* **AIM OF THE TASK**
Reproduce every record below exactly as written, leaving out any pictures.
- - -
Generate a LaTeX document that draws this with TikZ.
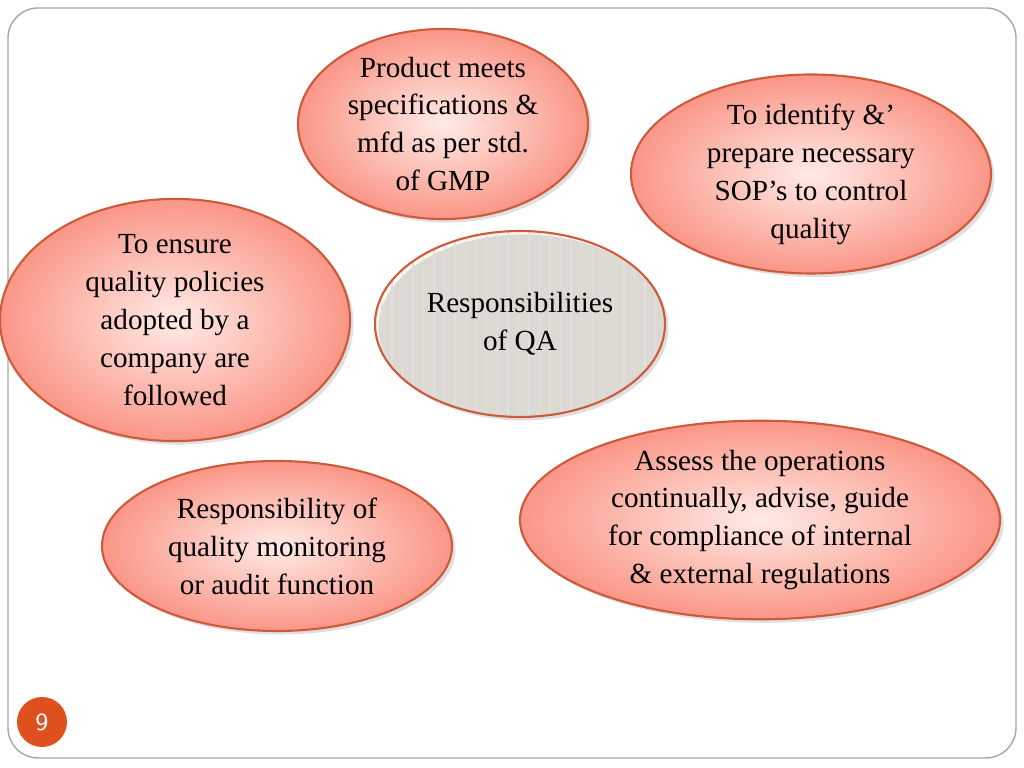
\documentclass[tikz,border=0pt]{standalone}
\usepackage{fontspec}
\setmainfont{Liberation Serif}
\usetikzlibrary{shapes.geometric}
\usetikzlibrary{patterns}
\usetikzlibrary{shadows}
\definecolor{rimred}{RGB}{205,90,60}
\definecolor{outerpink}{RGB}{250,150,135}
\definecolor{innerpink}{RGB}{255,235,230}
\definecolor{beige}{RGB}{250,247,238}
\definecolor{badge}{RGB}{222,80,30}

\tikzset{
  duty/.style={ellipse, draw=rimred, semithick, inner sep=0pt, align=center,
    font=\fontsize{8.3}{10.8}\selectfont, inner color=innerpink, outer color=outerpink,
    drop shadow={shadow xshift=1pt, shadow yshift=-1pt, opacity=0.25}},
  hub/.style={ellipse, draw=rimred, semithick, inner sep=0pt, align=center,
    font=\fontsize{8.3}{10.8}\selectfont,
    preaction={fill=beige}, pattern=vertical lines, pattern color=gray!25,
    drop shadow={shadow xshift=1pt, shadow yshift=-1pt, opacity=0.25}}
}

\begin{document}
\begin{tikzpicture}
\useasboundingbox (0,0) rectangle (10.24,7.68);
\draw[gray!70, rounded corners=0.3cm] (0.08,0.1) rectangle (10.16,7.6);

\node[duty, minimum width=2.9cm, minimum height=1.8cm] (gmp) at (4.43,6.44)
  {Product meets\\specifications \&\\mfd as per std.\\of GMP};
\node[duty, minimum width=3.6cm, minimum height=1.8cm] (sop) at (8.11,5.94)
  {To identify \&’\\prepare necessary\\SOP’s to control\\quality};
\node[duty, minimum width=3.5cm, minimum height=2.14cm] (policy) at (1.75,4.48)
  {To ensure\\quality policies\\adopted by a\\company are\\followed};
\node[hub, minimum width=2.9cm, minimum height=1.86cm] (qa) at (5.2,4.44)
  {Responsibilities\\of QA};
\node[duty, minimum width=4.8cm, minimum height=1.86cm] (assess) at (7.6,2.48)
  {Assess the operations\\continually, advise, guide\\for compliance of internal\\\& external regulations};
\node[duty, minimum width=3.5cm, minimum height=1.7cm] (audit) at (2.77,2.22)
  {Responsibility of\\quality monitoring\\or audit function};

\node[circle, fill=badge, minimum size=0.5cm, inner sep=0pt, text=white,
  font=\sffamily\fontsize{7}{8}\selectfont] (page) at (0.42,0.46) {9};
\end{tikzpicture}
\end{document}
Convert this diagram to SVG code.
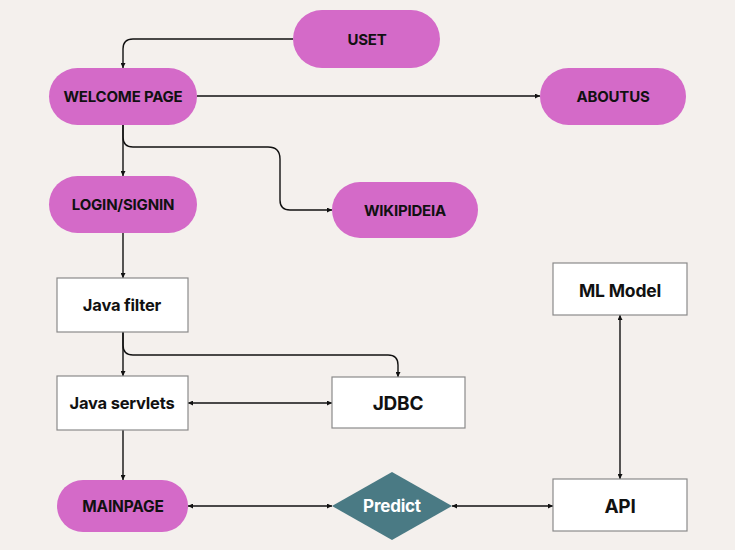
- - -
* **THE OUTPUT**
Generate a LaTeX document that draws this with TikZ.
\documentclass[tikz,border=0pt]{standalone}
\usepackage{fontspec}
\setmainfont{Liberation Serif}
\usetikzlibrary{shapes.geometric}
\usetikzlibrary{patterns}
\usetikzlibrary{shadows}
\definecolor{rimred}{RGB}{205,90,60}
\definecolor{outerpink}{RGB}{250,150,135}
\definecolor{innerpink}{RGB}{255,235,230}
\definecolor{beige}{RGB}{250,247,238}
\definecolor{badge}{RGB}{222,80,30}

\tikzset{
  duty/.style={ellipse, draw=rimred, semithick, inner sep=0pt, align=center,
    font=\fontsize{8.3}{10.8}\selectfont, inner color=innerpink, outer color=outerpink,
    drop shadow={shadow xshift=1pt, shadow yshift=-1pt, opacity=0.25}},
  hub/.style={ellipse, draw=rimred, semithick, inner sep=0pt, align=center,
    font=\fontsize{8.3}{10.8}\selectfont,
    preaction={fill=beige}, pattern=vertical lines, pattern color=gray!25,
    drop shadow={shadow xshift=1pt, shadow yshift=-1pt, opacity=0.25}}
}

\begin{document}
\begin{tikzpicture}
\useasboundingbox (0,0) rectangle (10.24,7.68);
\draw[gray!70, rounded corners=0.3cm] (0.08,0.1) rectangle (10.16,7.6);

\node[duty, minimum width=2.9cm, minimum height=1.8cm] (gmp) at (4.43,6.44)
  {Product meets\\specifications \&\\mfd as per std.\\of GMP};
\node[duty, minimum width=3.6cm, minimum height=1.8cm] (sop) at (8.11,5.94)
  {To identify \&’\\prepare necessary\\SOP’s to control\\quality};
\node[duty, minimum width=3.5cm, minimum height=2.14cm] (policy) at (1.75,4.48)
  {To ensure\\quality policies\\adopted by a\\company are\\followed};
\node[hub, minimum width=2.9cm, minimum height=1.86cm] (qa) at (5.2,4.44)
  {Responsibilities\\of QA};
\node[duty, minimum width=4.8cm, minimum height=1.86cm] (assess) at (7.6,2.48)
  {Assess the operations\\continually, advise, guide\\for compliance of internal\\\& external regulations};
\node[duty, minimum width=3.5cm, minimum height=1.7cm] (audit) at (2.77,2.22)
  {Responsibility of\\quality monitoring\\or audit function};

\node[circle, fill=badge, minimum size=0.5cm, inner sep=0pt, text=white,
  font=\sffamily\fontsize{7}{8}\selectfont] (page) at (0.42,0.46) {9};
\end{tikzpicture}
\end{document}
Convert this diagram to SVG code.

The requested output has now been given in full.